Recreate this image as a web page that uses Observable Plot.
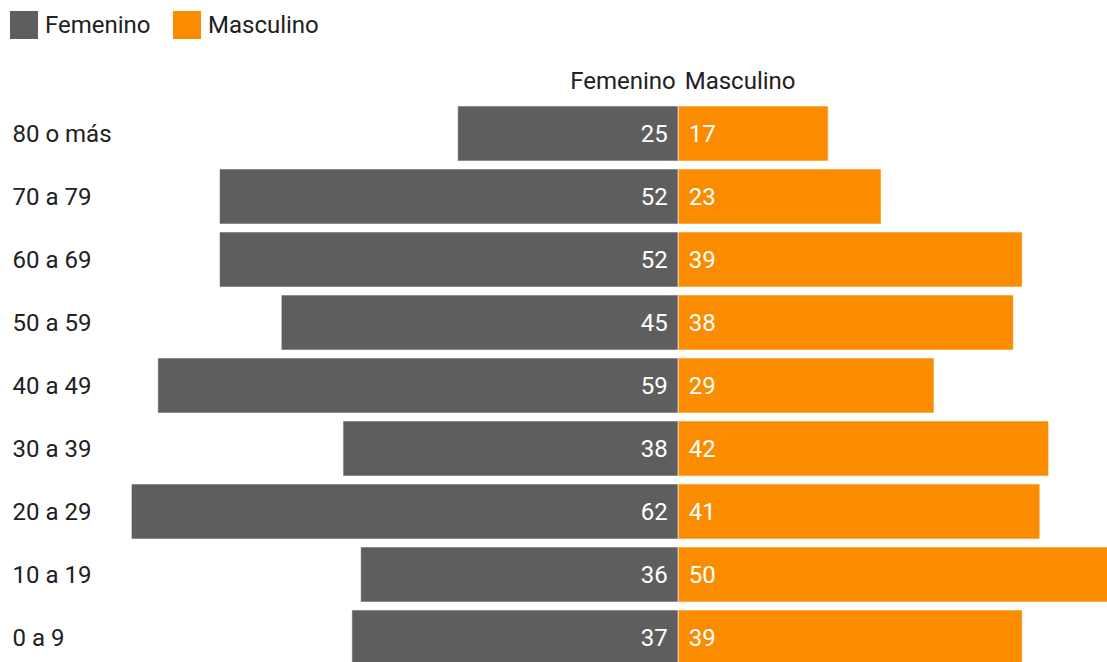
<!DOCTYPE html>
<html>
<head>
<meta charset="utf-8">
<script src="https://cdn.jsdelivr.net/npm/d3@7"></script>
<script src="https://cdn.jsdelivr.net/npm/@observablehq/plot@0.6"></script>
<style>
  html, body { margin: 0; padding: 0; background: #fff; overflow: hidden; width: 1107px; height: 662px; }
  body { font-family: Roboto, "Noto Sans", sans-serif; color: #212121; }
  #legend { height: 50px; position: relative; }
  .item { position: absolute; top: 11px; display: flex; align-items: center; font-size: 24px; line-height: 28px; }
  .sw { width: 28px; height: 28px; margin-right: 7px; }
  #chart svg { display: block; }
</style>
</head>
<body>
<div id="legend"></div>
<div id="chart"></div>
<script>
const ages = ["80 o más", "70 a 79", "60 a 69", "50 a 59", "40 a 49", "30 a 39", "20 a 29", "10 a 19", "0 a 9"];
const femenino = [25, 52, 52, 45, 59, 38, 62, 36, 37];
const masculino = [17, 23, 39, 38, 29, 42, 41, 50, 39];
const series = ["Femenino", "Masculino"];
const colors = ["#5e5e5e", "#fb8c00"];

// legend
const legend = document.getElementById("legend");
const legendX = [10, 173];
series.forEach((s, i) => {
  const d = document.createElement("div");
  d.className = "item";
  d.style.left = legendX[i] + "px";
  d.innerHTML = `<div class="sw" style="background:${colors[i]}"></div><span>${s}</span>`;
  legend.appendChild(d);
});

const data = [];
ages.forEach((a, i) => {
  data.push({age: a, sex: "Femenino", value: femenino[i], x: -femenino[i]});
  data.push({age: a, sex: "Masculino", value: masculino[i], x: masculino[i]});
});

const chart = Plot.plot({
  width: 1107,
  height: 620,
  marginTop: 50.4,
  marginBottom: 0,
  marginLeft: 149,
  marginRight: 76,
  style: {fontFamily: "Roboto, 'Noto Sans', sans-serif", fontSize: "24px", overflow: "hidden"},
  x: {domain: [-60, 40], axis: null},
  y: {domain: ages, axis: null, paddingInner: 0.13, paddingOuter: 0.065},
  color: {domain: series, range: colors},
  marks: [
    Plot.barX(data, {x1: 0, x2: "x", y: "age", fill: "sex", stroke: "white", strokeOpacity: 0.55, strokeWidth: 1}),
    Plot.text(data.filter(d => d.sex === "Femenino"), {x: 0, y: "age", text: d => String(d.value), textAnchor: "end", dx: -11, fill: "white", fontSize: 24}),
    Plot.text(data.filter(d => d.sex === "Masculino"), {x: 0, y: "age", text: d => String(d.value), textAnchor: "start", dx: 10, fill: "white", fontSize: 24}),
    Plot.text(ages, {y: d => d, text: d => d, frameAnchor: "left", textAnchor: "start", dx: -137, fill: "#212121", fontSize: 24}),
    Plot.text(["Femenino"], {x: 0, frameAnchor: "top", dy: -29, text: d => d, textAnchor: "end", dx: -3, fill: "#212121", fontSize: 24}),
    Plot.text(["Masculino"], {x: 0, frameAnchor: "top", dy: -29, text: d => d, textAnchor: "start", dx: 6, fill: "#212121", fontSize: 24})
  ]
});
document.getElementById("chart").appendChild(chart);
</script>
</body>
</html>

────────────────────────────────────────

Set task
Write the lines above out again exactly, without any of their pictures.

Result of this task
Recreate this image as a web page that uses Observable Plot.
<!DOCTYPE html>
<html>
<head>
<meta charset="utf-8">
<script src="https://cdn.jsdelivr.net/npm/d3@7"></script>
<script src="https://cdn.jsdelivr.net/npm/@observablehq/plot@0.6"></script>
<style>
  html, body { margin: 0; padding: 0; background: #fff; overflow: hidden; width: 1107px; height: 662px; }
  body { font-family: Roboto, "Noto Sans", sans-serif; color: #212121; }
  #legend { height: 50px; position: relative; }
  .item { position: absolute; top: 11px; display: flex; align-items: center; font-size: 24px; line-height: 28px; }
  .sw { width: 28px; height: 28px; margin-right: 7px; }
  #chart svg { display: block; }
</style>
</head>
<body>
<div id="legend"></div>
<div id="chart"></div>
<script>
const ages = ["80 o más", "70 a 79", "60 a 69", "50 a 59", "40 a 49", "30 a 39", "20 a 29", "10 a 19", "0 a 9"];
const femenino = [25, 52, 52, 45, 59, 38, 62, 36, 37];
const masculino = [17, 23, 39, 38, 29, 42, 41, 50, 39];
const series = ["Femenino", "Masculino"];
const colors = ["#5e5e5e", "#fb8c00"];

// legend
const legend = document.getElementById("legend");
const legendX = [10, 173];
series.forEach((s, i) => {
  const d = document.createElement("div");
  d.className = "item";
  d.style.left = legendX[i] + "px";
  d.innerHTML = `<div class="sw" style="background:${colors[i]}"></div><span>${s}</span>`;
  legend.appendChild(d);
});

const data = [];
ages.forEach((a, i) => {
  data.push({age: a, sex: "Femenino", value: femenino[i], x: -femenino[i]});
  data.push({age: a, sex: "Masculino", value: masculino[i], x: masculino[i]});
});

const chart = Plot.plot({
  width: 1107,
  height: 620,
  marginTop: 50.4,
  marginBottom: 0,
  marginLeft: 149,
  marginRight: 76,
  style: {fontFamily: "Roboto, 'Noto Sans', sans-serif", fontSize: "24px", overflow: "hidden"},
  x: {domain: [-60, 40], axis: null},
  y: {domain: ages, axis: null, paddingInner: 0.13, paddingOuter: 0.065},
  color: {domain: series, range: colors},
  marks: [
    Plot.barX(data, {x1: 0, x2: "x", y: "age", fill: "sex", stroke: "white", strokeOpacity: 0.55, strokeWidth: 1}),
    Plot.text(data.filter(d => d.sex === "Femenino"), {x: 0, y: "age", text: d => String(d.value), textAnchor: "end", dx: -11, fill: "white", fontSize: 24}),
    Plot.text(data.filter(d => d.sex === "Masculino"), {x: 0, y: "age", text: d => String(d.value), textAnchor: "start", dx: 10, fill: "white", fontSize: 24}),
    Plot.text(ages, {y: d => d, text: d => d, frameAnchor: "left", textAnchor: "start", dx: -137, fill: "#212121", fontSize: 24}),
    Plot.text(["Femenino"], {x: 0, frameAnchor: "top", dy: -29, text: d => d, textAnchor: "end", dx: -3, fill: "#212121", fontSize: 24}),
    Plot.text(["Masculino"], {x: 0, frameAnchor: "top", dy: -29, text: d => d, textAnchor: "start", dx: 6, fill: "#212121", fontSize: 24})
  ]
});
document.getElementById("chart").appendChild(chart);
</script>
</body>
</html>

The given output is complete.